**THE DATA:**
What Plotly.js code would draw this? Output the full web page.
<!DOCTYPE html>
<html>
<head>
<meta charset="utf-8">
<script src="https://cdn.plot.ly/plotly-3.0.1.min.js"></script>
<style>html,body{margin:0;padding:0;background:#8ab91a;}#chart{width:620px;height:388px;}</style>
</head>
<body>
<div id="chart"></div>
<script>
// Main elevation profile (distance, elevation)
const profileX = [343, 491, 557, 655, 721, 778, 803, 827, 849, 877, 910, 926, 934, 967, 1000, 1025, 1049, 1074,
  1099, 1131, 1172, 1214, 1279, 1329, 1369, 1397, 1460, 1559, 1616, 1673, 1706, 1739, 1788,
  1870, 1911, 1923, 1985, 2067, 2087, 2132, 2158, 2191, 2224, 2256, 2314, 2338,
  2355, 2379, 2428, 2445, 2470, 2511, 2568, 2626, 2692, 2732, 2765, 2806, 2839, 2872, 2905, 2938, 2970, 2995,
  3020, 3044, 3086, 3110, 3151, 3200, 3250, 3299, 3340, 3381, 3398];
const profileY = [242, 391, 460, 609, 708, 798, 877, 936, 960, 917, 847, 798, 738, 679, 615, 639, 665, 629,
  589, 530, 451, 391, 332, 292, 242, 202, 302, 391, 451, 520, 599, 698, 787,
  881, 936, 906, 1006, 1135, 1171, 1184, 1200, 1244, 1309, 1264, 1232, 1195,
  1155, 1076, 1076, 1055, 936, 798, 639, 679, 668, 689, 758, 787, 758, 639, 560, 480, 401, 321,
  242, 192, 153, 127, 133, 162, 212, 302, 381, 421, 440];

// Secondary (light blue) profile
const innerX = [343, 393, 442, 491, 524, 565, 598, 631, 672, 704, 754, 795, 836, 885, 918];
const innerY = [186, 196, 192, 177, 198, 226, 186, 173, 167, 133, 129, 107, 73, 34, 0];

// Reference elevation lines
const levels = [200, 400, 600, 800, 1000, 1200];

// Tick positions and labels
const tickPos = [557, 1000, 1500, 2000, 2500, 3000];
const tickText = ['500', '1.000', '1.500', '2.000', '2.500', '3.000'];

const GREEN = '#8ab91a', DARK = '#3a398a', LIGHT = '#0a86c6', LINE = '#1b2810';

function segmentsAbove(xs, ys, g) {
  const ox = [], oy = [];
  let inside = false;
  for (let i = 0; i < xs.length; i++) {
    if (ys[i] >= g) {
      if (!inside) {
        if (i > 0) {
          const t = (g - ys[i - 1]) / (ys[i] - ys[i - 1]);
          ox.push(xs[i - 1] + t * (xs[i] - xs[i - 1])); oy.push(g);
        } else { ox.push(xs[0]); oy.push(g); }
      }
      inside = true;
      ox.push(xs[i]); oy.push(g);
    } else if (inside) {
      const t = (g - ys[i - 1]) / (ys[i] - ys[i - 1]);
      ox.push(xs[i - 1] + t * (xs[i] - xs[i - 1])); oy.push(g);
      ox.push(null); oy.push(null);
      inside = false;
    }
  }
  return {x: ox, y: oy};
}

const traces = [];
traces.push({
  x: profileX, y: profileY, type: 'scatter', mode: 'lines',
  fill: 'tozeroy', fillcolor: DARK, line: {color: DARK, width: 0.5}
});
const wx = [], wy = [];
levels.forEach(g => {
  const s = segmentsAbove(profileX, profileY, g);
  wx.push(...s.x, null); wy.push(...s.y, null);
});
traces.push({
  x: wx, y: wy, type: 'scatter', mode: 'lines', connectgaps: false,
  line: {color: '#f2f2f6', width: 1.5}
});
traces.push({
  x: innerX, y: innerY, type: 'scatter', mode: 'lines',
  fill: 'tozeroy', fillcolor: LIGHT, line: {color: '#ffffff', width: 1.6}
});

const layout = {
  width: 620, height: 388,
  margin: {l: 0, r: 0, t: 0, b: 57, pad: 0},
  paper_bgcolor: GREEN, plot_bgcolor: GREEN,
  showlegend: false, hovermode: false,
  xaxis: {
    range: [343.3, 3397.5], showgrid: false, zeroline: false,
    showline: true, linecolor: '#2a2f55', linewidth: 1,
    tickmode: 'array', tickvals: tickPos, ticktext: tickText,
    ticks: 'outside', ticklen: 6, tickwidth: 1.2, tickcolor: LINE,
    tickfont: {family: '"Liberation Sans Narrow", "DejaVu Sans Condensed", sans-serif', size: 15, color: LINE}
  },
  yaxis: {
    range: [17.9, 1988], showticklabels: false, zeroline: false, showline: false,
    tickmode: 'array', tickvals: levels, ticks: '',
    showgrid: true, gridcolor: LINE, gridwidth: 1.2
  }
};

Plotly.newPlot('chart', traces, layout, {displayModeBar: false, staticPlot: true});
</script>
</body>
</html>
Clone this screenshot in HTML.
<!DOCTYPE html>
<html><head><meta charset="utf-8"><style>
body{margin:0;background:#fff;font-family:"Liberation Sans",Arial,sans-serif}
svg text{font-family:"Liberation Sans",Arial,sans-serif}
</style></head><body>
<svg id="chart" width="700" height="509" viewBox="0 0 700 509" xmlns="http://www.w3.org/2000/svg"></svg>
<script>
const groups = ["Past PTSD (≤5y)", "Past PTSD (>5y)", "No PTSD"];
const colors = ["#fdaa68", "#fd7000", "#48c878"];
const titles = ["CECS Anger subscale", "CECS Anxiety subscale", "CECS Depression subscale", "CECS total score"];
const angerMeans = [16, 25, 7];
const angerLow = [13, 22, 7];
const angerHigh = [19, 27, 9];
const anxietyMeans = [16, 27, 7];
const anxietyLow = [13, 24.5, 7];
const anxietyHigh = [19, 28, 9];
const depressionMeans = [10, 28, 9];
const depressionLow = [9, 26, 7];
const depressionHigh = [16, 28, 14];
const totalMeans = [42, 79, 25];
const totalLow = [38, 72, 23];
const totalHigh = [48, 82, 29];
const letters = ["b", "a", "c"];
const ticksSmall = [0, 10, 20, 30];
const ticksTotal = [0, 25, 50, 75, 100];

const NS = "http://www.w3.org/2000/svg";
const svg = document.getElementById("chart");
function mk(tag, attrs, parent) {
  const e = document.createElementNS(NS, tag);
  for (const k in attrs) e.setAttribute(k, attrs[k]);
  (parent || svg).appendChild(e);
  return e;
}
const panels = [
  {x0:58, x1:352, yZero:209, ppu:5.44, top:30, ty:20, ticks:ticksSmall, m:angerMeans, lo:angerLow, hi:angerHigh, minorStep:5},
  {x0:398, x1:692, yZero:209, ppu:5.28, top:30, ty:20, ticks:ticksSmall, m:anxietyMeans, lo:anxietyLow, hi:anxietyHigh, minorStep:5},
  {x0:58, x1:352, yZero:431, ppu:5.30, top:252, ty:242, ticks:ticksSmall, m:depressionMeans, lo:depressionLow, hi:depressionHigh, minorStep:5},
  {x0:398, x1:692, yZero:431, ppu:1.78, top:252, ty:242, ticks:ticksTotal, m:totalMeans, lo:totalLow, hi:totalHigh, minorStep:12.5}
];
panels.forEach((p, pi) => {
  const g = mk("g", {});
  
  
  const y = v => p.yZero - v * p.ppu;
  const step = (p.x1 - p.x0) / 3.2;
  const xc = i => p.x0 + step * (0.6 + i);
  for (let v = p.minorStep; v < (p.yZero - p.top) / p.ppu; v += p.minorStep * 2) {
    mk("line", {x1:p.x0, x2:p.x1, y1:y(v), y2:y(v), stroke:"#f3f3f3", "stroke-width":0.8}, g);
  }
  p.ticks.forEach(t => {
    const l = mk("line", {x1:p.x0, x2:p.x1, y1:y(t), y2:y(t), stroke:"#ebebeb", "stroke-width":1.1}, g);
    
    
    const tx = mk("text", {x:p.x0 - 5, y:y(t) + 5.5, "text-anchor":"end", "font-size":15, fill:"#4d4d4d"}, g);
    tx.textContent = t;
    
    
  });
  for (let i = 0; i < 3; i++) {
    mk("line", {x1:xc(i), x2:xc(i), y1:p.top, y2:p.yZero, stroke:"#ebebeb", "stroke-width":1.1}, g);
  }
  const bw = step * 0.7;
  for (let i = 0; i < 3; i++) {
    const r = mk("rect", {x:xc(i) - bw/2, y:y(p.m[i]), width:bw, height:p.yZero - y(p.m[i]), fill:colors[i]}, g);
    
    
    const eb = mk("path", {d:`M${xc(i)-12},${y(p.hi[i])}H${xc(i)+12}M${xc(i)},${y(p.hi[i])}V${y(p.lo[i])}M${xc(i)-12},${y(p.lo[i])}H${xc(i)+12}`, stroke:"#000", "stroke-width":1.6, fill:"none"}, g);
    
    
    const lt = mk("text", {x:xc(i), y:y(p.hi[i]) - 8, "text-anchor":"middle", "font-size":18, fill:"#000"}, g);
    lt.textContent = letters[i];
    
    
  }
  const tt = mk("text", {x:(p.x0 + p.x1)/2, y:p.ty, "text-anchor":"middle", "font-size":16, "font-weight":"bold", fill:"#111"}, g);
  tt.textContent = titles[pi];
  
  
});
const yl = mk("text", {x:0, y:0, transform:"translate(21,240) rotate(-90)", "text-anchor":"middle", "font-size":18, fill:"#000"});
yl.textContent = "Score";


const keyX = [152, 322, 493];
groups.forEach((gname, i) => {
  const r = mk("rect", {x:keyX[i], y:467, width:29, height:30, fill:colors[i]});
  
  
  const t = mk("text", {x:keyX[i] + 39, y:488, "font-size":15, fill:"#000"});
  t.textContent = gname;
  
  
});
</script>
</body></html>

==

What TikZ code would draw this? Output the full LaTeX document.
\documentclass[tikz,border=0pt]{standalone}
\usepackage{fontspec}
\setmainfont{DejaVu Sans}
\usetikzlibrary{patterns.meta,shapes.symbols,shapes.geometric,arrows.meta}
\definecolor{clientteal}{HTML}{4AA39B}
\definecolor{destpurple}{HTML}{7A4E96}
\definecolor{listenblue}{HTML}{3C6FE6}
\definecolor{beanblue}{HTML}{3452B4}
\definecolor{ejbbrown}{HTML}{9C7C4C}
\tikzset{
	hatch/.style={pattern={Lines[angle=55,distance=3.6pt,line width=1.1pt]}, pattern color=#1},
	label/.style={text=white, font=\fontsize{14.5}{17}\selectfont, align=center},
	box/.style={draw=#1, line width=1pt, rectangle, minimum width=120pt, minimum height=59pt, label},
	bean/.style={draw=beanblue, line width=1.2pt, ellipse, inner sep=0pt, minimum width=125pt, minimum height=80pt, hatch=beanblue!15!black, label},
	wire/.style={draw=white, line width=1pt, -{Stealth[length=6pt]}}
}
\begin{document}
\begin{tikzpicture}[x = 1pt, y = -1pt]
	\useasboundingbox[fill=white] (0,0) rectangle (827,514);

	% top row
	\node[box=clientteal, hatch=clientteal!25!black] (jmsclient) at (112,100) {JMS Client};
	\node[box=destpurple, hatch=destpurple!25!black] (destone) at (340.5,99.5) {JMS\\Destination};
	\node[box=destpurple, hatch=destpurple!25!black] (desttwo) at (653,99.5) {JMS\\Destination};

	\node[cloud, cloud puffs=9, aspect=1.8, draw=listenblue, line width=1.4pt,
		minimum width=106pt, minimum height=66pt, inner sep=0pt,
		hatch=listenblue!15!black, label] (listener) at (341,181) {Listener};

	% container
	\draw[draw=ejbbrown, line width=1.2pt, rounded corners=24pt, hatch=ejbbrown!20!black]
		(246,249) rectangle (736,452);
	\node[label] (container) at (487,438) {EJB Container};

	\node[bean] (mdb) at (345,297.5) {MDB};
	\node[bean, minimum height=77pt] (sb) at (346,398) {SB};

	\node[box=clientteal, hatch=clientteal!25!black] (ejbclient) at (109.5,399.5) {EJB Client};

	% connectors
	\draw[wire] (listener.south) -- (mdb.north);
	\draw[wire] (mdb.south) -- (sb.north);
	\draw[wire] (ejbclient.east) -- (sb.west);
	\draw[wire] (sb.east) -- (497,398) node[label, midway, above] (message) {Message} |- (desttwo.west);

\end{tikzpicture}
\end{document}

**GIVEN INSTRUCTION:** Above are the records. Print exactly, and only, the lines from the line with "What TikZ code" to the line with "hatch=destpurple!25!black] (desttwo) at", both inclusive.

**FINISHED EXERCISE:**
What TikZ code would draw this? Output the full LaTeX document.
\documentclass[tikz,border=0pt]{standalone}
\usepackage{fontspec}
\setmainfont{DejaVu Sans}
\usetikzlibrary{patterns.meta,shapes.symbols,shapes.geometric,arrows.meta}
\definecolor{clientteal}{HTML}{4AA39B}
\definecolor{destpurple}{HTML}{7A4E96}
\definecolor{listenblue}{HTML}{3C6FE6}
\definecolor{beanblue}{HTML}{3452B4}
\definecolor{ejbbrown}{HTML}{9C7C4C}
\tikzset{
	hatch/.style={pattern={Lines[angle=55,distance=3.6pt,line width=1.1pt]}, pattern color=#1},
	label/.style={text=white, font=\fontsize{14.5}{17}\selectfont, align=center},
	box/.style={draw=#1, line width=1pt, rectangle, minimum width=120pt, minimum height=59pt, label},
	bean/.style={draw=beanblue, line width=1.2pt, ellipse, inner sep=0pt, minimum width=125pt, minimum height=80pt, hatch=beanblue!15!black, label},
	wire/.style={draw=white, line width=1pt, -{Stealth[length=6pt]}}
}
\begin{document}
\begin{tikzpicture}[x = 1pt, y = -1pt]
	\useasboundingbox[fill=white] (0,0) rectangle (827,514);

	% top row
	\node[box=clientteal, hatch=clientteal!25!black] (jmsclient) at (112,100) {JMS Client};
	\node[box=destpurple, hatch=destpurple!25!black] (destone) at (340.5,99.5) {JMS\\Destination};
	\node[box=destpurple, hatch=destpurple!25!black] (desttwo) at (653,99.5) {JMS\\Destination};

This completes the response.